Population (Canada 2016 Census)
- • Total: 7,245
- • Density: 3,500/km^{2} (9,060/sq mi)
- Time zone: Eastern (EST)
- Forward sortation area: K2G
- Website: Community Association

= Centrepointe =

Centrepointe is a neighbourhood in College Ward in the urban west end of the city of Ottawa, Ontario, Canada. It was formerly part of the city of Nepean. It is a residential subdivision in the west/central part of Ottawa, developed from 1984 onwards, and is informally bounded by Baseline Road to the north, Woodroffe Avenue to the east, the CN railroad to the south, and the Briargreen subdivision and Forest Ridge Apartments to the west. The housing stock includes approximately 1,000 detached homes, with the remainder mostly townhomes (row houses) and terrace homes.

According to the Canada 2016 Census, the neighbourhood had a total population of 7,245.

Previously farmland, it was purchased by the Canada Mortgage and Housing Corporation, which let the land lay fallow for many years. It had been intended to be developed as a demonstration model of an "ideal community". After facing budget cuts, CMHC sold the land, with most being sold off to Ottawa's largest housing developer Minto Group, which built and sold off a wide range of homes from townhouses to large upscale houses. The Nepean Housing Corporation has built and rents out affordable housing units in townhouses and one low-rise apartment building. The neighbourhood was built to be Nepean's "downtown", with including small strip-mall shops and restaurants, and offices and a civic square, to formally housed Nepean's city hall. The neighbourhood was built as a "self-contained community" and was projected to cost $700 million.

Its major attraction is Ben Franklin Place, named for the former mayor of Nepean, which houses the Centrepointe Branch of the Ottawa Public Library, the locally renowned Centrepointe Theatre, and the former Nepean City Hall (now housing satellite offices for the City of Ottawa).

The neighbourhood has a significant Jewish population. The 2011 National Household Survey indicated that 13% of the neighbourhood's population was Jewish.

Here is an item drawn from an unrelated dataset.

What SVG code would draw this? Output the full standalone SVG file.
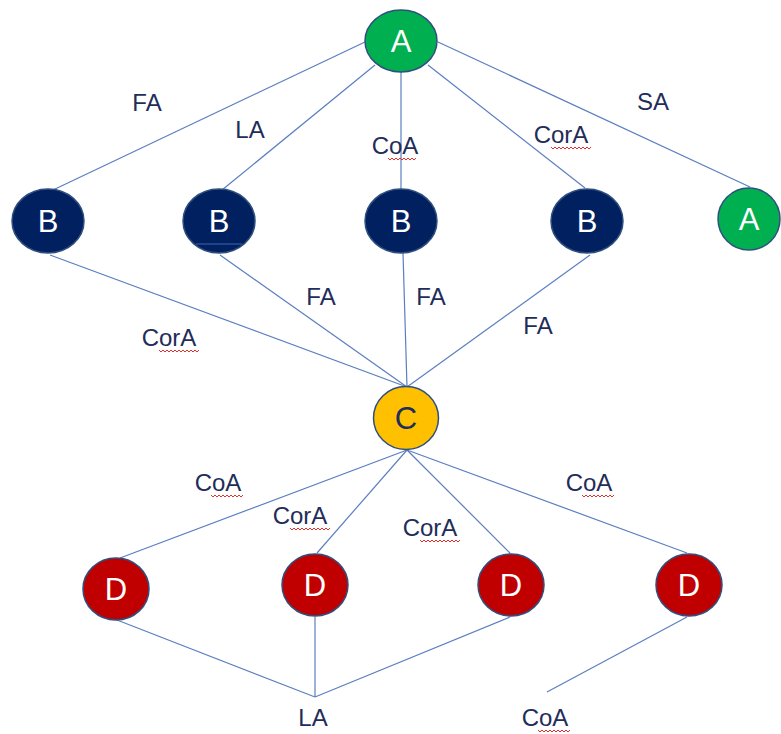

The Centrepointe Community Association was formed on February 4, 2006 to represent and advance the interests of neighbourhood residents. A major issue confronting the association is the City of Ottawa's proposed development of the Centrepointe Town Centre concept, which could add up to two million square feet of high density residential and commercial space to the area. Residential construction in Centrepointe continues. In 2007, a former snow dump next to Centrepointe Park was converted into approximately 260 townhouses, terrace homes and low-rise apartments, which was completed in early 2011. The Centrepointe Community Association has not been very active as of late; however, it does advertise a community garage sale each spring.

The easternmost portion of Centrepointe underwent major development. As of January 2012, construction had finished on three major projects: the City of Ottawa Archives at the corner of Tallwood Drive and Woodroffe Avenue, a new trades building for nearby Algonquin College, and expansion of Centrepointe Theatre at Ben Franklin Place. Baseline Station Portions of Constellation Drive were rerouted to accommodate the new buildings and as part of the City's long-term public transportation plan.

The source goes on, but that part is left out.